*Exercise details*
Copy exactly, leaving out every image, the lines from the one with "Reproduce this chart with Apache ECharts." through the one with "const colors = ['#e9bf9b', '#71a8d1'];", inclusive.

*Source records*
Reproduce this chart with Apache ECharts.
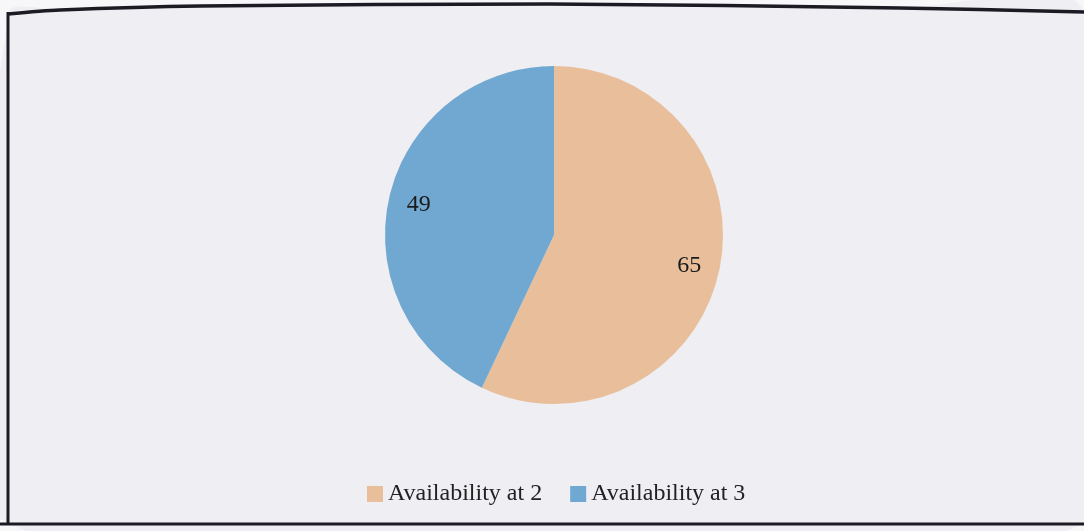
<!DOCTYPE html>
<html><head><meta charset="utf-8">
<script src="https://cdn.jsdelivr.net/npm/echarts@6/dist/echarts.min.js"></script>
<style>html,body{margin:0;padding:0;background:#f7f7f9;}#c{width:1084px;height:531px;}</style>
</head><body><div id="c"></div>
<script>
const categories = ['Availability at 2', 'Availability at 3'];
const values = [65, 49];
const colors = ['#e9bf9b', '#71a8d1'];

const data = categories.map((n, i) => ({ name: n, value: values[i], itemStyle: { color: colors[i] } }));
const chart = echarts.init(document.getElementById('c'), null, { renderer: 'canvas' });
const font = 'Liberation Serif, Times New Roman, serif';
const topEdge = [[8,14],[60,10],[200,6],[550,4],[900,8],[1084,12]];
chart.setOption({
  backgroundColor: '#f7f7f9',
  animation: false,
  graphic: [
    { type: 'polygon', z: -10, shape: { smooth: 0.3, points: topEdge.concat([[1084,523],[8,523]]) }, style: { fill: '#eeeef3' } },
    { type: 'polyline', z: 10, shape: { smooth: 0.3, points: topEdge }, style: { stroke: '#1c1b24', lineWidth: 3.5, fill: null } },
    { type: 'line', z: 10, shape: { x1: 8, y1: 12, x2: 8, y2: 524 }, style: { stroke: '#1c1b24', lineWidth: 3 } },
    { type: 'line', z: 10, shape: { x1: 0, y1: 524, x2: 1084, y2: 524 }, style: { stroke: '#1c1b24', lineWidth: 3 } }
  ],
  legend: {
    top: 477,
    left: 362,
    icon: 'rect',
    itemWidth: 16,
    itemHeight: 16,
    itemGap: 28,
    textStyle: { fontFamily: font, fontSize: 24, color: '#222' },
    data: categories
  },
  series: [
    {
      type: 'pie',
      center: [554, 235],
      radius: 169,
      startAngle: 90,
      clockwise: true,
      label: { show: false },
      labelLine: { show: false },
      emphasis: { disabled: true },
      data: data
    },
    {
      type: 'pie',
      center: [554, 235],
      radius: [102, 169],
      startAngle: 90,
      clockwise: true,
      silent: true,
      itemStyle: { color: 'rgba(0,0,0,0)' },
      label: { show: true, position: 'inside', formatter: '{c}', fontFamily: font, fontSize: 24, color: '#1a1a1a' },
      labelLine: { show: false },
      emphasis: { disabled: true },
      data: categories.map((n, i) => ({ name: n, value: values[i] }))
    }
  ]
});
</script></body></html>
---
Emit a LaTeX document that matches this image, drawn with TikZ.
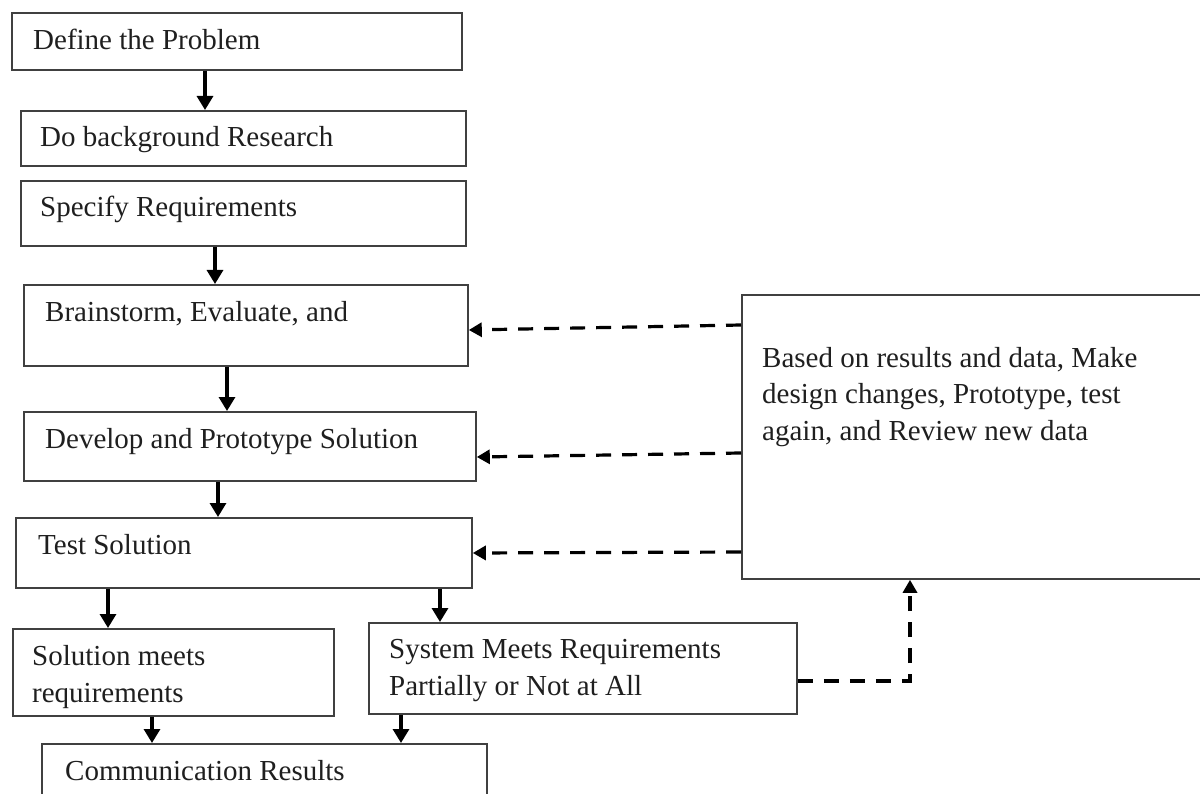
--
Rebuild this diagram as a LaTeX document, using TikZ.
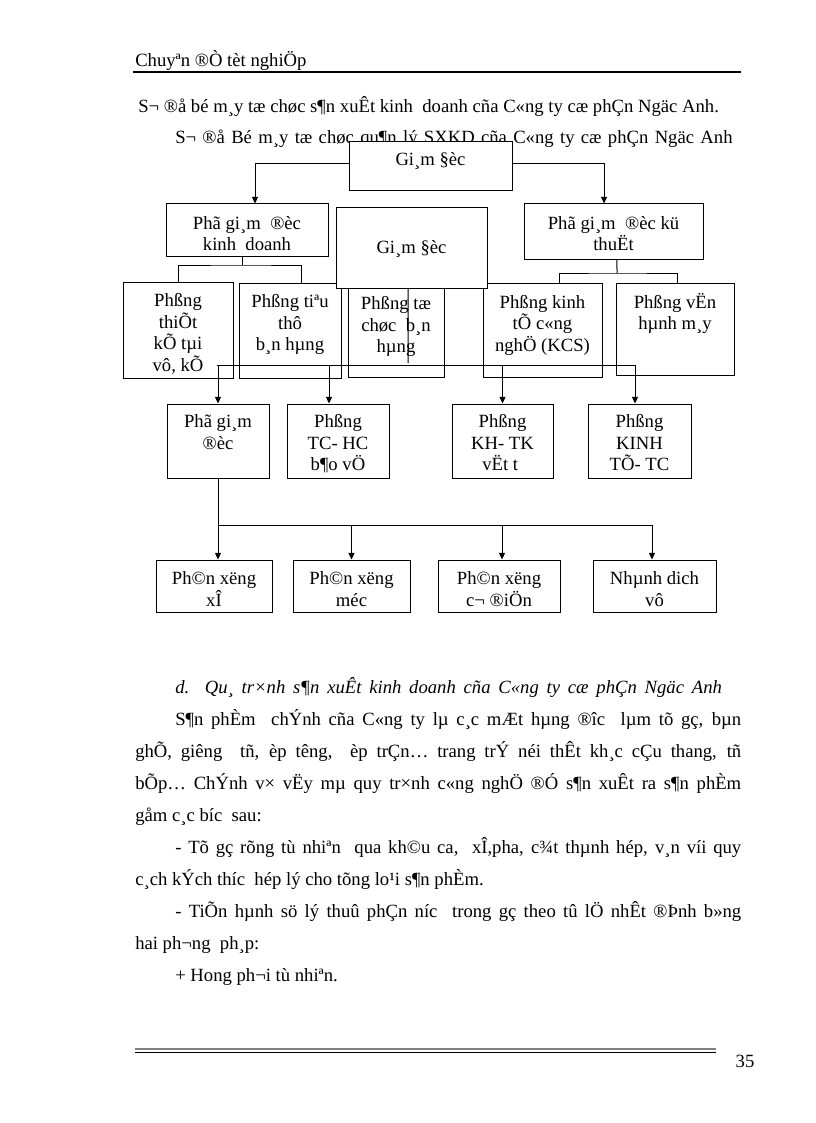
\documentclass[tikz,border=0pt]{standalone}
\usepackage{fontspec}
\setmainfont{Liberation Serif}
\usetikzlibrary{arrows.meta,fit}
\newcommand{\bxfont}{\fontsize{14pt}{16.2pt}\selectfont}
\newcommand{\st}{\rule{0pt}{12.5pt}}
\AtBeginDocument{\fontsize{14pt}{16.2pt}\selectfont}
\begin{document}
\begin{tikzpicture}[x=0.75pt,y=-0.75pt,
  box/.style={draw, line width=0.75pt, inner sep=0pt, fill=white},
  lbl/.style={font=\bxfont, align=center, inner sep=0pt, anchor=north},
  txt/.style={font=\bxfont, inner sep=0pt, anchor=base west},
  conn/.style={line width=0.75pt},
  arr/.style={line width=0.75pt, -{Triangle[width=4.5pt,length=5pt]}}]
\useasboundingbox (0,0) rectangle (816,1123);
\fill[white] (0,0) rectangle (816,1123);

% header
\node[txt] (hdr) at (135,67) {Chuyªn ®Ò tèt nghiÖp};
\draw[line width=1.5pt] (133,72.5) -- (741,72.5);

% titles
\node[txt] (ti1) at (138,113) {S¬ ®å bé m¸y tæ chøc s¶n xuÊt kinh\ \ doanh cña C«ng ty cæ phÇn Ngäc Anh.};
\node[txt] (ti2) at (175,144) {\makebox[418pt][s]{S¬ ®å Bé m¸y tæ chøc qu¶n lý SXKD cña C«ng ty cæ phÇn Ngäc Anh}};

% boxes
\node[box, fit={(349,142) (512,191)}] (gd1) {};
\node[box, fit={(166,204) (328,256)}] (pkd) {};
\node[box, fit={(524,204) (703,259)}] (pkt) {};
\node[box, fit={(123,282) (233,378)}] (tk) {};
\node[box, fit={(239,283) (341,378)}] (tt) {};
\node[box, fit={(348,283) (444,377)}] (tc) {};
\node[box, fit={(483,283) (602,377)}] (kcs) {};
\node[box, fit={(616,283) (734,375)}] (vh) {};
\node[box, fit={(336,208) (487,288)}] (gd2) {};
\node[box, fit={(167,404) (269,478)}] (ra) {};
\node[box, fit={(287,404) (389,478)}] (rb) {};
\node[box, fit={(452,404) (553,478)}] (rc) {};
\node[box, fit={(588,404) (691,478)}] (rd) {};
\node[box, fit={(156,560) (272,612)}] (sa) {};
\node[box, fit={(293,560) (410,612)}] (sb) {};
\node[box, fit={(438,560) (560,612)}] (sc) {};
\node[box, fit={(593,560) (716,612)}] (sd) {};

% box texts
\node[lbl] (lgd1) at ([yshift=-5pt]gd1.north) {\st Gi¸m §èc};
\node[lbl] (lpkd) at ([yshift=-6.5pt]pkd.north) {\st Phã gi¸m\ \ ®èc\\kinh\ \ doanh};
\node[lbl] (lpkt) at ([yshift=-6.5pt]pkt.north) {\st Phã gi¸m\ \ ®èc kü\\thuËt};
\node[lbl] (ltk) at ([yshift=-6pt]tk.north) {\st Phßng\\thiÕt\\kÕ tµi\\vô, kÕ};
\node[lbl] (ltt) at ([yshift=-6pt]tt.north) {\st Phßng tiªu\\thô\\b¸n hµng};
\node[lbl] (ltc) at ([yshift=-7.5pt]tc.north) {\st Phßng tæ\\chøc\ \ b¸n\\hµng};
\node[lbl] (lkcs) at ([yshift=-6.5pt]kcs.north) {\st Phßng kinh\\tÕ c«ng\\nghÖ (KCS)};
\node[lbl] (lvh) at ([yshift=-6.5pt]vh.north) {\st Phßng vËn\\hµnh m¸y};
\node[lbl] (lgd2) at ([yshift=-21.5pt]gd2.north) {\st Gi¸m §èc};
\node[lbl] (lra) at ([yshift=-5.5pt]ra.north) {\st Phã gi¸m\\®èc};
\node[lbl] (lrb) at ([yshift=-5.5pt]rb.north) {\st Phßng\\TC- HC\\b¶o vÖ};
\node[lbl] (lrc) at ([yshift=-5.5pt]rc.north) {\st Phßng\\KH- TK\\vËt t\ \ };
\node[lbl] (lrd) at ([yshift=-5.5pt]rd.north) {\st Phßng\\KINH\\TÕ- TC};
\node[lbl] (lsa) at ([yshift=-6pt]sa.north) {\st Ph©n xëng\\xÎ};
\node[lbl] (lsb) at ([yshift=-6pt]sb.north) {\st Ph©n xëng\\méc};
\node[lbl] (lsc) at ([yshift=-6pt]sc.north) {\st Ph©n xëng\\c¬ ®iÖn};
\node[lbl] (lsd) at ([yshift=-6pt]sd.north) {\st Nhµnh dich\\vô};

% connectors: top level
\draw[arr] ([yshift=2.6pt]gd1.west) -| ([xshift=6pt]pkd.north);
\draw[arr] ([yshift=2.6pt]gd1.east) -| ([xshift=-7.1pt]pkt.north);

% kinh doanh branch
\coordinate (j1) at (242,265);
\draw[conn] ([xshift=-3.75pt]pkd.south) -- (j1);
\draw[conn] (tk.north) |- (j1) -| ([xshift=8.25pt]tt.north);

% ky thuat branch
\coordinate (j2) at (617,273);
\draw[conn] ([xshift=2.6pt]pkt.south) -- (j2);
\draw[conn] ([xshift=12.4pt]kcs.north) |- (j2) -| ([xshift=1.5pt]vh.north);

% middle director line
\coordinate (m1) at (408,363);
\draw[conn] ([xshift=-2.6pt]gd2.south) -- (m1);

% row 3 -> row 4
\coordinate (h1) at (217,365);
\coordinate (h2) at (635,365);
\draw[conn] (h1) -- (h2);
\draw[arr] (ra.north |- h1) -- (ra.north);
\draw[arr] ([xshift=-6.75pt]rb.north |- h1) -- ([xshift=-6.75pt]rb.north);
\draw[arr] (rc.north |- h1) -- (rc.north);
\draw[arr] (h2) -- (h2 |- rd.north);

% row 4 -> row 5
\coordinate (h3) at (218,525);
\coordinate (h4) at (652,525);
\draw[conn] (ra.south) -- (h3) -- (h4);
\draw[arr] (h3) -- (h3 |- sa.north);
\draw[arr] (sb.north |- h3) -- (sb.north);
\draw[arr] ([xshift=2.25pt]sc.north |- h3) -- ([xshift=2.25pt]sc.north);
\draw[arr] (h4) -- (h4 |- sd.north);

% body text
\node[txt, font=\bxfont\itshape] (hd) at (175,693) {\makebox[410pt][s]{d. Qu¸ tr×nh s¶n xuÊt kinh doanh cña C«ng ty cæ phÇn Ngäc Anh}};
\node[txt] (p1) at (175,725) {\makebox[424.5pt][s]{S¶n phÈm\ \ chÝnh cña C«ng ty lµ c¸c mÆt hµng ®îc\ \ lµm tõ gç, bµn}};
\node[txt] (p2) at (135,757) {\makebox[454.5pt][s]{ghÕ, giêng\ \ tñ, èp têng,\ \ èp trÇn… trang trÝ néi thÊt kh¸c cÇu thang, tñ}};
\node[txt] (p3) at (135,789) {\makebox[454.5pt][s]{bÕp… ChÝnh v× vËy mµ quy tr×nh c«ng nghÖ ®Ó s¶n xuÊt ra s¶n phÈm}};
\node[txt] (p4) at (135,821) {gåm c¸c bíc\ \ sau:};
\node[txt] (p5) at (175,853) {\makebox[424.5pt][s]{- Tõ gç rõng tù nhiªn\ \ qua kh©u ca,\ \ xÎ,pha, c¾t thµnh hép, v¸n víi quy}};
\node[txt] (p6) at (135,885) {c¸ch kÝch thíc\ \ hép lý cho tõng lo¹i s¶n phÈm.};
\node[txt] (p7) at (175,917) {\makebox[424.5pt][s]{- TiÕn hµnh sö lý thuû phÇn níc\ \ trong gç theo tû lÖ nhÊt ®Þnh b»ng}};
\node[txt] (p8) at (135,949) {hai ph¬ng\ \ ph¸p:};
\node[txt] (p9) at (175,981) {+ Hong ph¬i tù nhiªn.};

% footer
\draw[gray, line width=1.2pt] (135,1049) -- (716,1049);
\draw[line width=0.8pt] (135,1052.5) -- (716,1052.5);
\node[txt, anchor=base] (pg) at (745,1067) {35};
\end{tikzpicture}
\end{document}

*Completed exercise*
Reproduce this chart with Apache ECharts.
<!DOCTYPE html>
<html><head><meta charset="utf-8">
<script src="https://cdn.jsdelivr.net/npm/echarts@6/dist/echarts.min.js"></script>
<style>html,body{margin:0;padding:0;background:#f7f7f9;}#c{width:1084px;height:531px;}</style>
</head><body><div id="c"></div>
<script>
const categories = ['Availability at 2', 'Availability at 3'];
const values = [65, 49];
const colors = ['#e9bf9b', '#71a8d1'];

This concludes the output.